| WORK TO COMPLETE |
Retype, exactly as they stand, the lines from the start of the data to the line that contains "import plotly.graph_objects as go", both ends included. Leave the pictures out.

===== COLLECTED DATA

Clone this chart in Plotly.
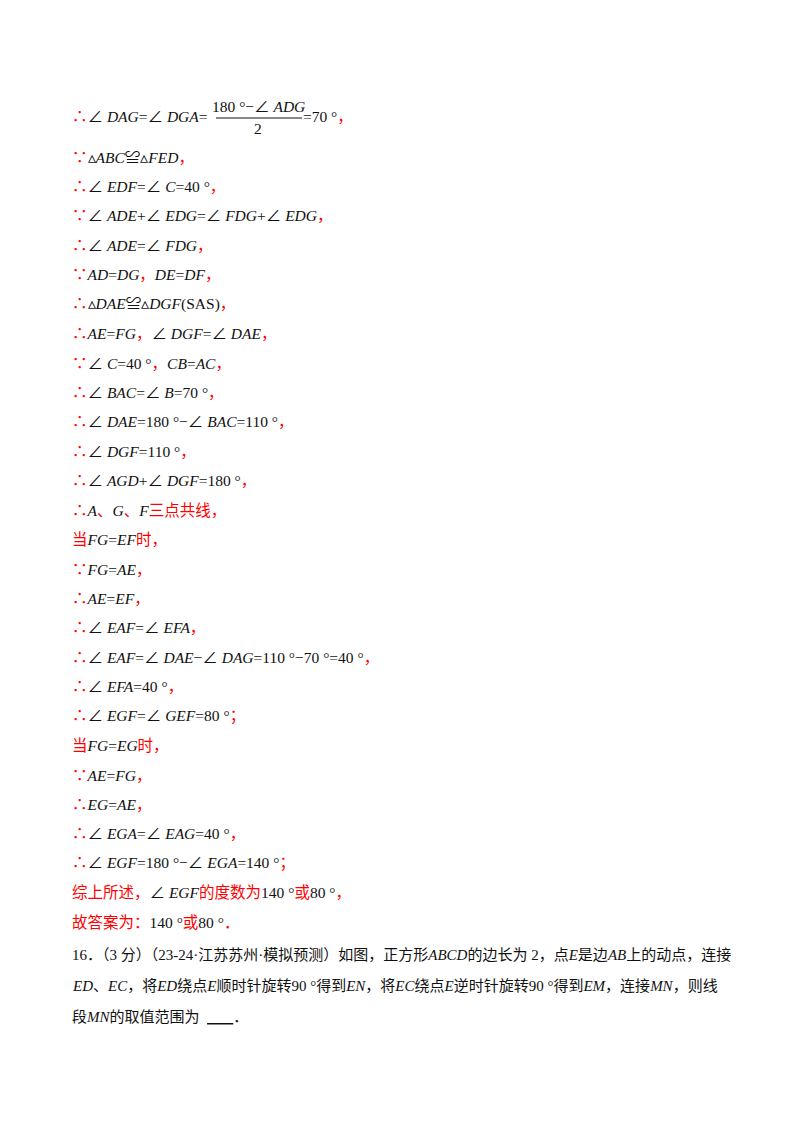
import plotly.graph_objects as go

# «...» = red text, ‹...› = italic math
solution_lines = [
    "«∵»▵‹ABC›≌▵‹FED›«，»",
    "«∴»∠ ‹EDF›=∠ ‹C›=40 °«，»",
    "«∵»∠ ‹ADE›+∠ ‹EDG›=∠ ‹FDG›+∠ ‹EDG›«，»",
    "«∴»∠ ‹ADE›=∠ ‹FDG›«，»",
    "«∵»‹AD›=‹DG›«，»‹DE›=‹DF›«，»",
    "«∴»▵‹DAE›≌▵‹DGF›(SAS)«，»",
    "«∴»‹AE›=‹FG›«，»∠ ‹DGF›=∠ ‹DAE›«，»",
    "«∵»∠ ‹C›=40 °«，»‹CB›=‹AC›«，»",
    "«∴»∠ ‹BAC›=∠ ‹B›=70 °«，»",
    "«∴»∠ ‹DAE›=180 °−∠ ‹BAC›=110 °«，»",
    "«∴»∠ ‹DGF›=110 °«，»",
    "«∴»∠ ‹AGD›+∠ ‹DGF›=180 °«，»",
    "«∴»‹A›«、»‹G›«、»‹F›«三点共线，»",
    "«当»‹FG›=‹EF›«时，»",
    "«∵»‹FG›=‹AE›«，»",
    "«∴»‹AE›=‹EF›«，»",
    "«∴»∠ ‹EAF›=∠ ‹EFA›«，»",
    "«∴»∠ ‹EAF›=∠ ‹DAE›−∠ ‹DAG›=110 °−70 °=40 °«，»",
    "«∴»∠ ‹EFA›=40 °«，»",
    "«∴»∠ ‹EGF›=∠ ‹GEF›=80 °«；»",
    "«当»‹FG›=‹EG›«时，»",
    "«∵»‹AE›=‹FG›«，»",
    "«∴»‹EG›=‹AE›«，»",
    "«∴»∠ ‹EGA›=∠ ‹EAG›=40 °«，»",
    "«∴»∠ ‹EGF›=180 °−∠ ‹EGA›=140 °«；»",
    "«综上所述，»∠ ‹EGF›«的度数为»140 °«或»80 °«，»",
    "«故答案为：»140 °«或»80 °«．»",
]

question_lines = [
    "16．（3 分）（23-24·江苏苏州·模拟预测）如图，正方形‹ABCD›的边长为 2，点‹E›是边‹AB›上的动点，连接",
    "‹ED›、‹EC›，将‹ED›绕点‹E›顺时针旋转90 °得到‹EN›，将‹EC›绕点‹E›逆时针旋转90 °得到‹EM›，连接‹MN›，则线",
    "段‹MN›的取值范围为  <u>       </u>．",
]

first_left = "«∴»∠ ‹DAG›=∠ ‹DGA›="
first_num = "180 °−∠ ‹ADG›"
first_den = "2"
first_right = "=70 °«，»"


def markup(s):
    return (s.replace("«", "<span style='color:#ff0000'>").replace("»", "</span>")
             .replace("‹", "<i>").replace("›", "</i>"))


FONT = dict(family="Liberation Serif, Noto Sans CJK SC", size=15.5, color="#111111")
X0 = 62
DY = -8

fig = go.Figure()
ann = []

# first line with the fraction
ann.append(dict(x=X0, y=116 + DY, text=markup(first_left), xanchor="left", yanchor="middle"))
ann.append(dict(x=250, y=106 + DY, text=markup(first_num), xanchor="center", yanchor="middle"))
ann.append(dict(x=250, y=128 + DY, text=markup(first_den), xanchor="center", yanchor="middle"))
ann.append(dict(x=293, y=116 + DY, text=markup(first_right), xanchor="left", yanchor="middle"))

for i, line in enumerate(solution_lines):
    ann.append(dict(x=X0, y=157 + DY + i * 29.43, text=markup(line), xanchor="left", yanchor="middle"))

for i, line in enumerate(question_lines):
    ann.append(dict(x=X0, y=955 + DY + i * 30.8, text=markup(line), xanchor="left", yanchor="middle",
                    font=dict(family="Liberation Serif, Noto Sans CJK SC", size=15, color="#111111")))

for a in ann:
    a.setdefault("font", FONT)
    a.update(xref="x", yref="y", showarrow=False)

fig.add_shape(type="line", x0=208, x1=294, y0=118 + DY, y1=118 + DY, line=dict(color="#111111", width=1))

fig.update_layout(
    width=800, height=1132,
    margin=dict(l=0, r=0, t=0, b=0),
    paper_bgcolor="white", plot_bgcolor="white",
    xaxis=dict(range=[0, 800], visible=False),
    yaxis=dict(range=[1132, 0], visible=False),
    annotations=ann,
    showlegend=False,
)

fig.write_html("out.html")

==========

| TASK RESPONSE |
Clone this chart in Plotly.
import plotly.graph_objects as go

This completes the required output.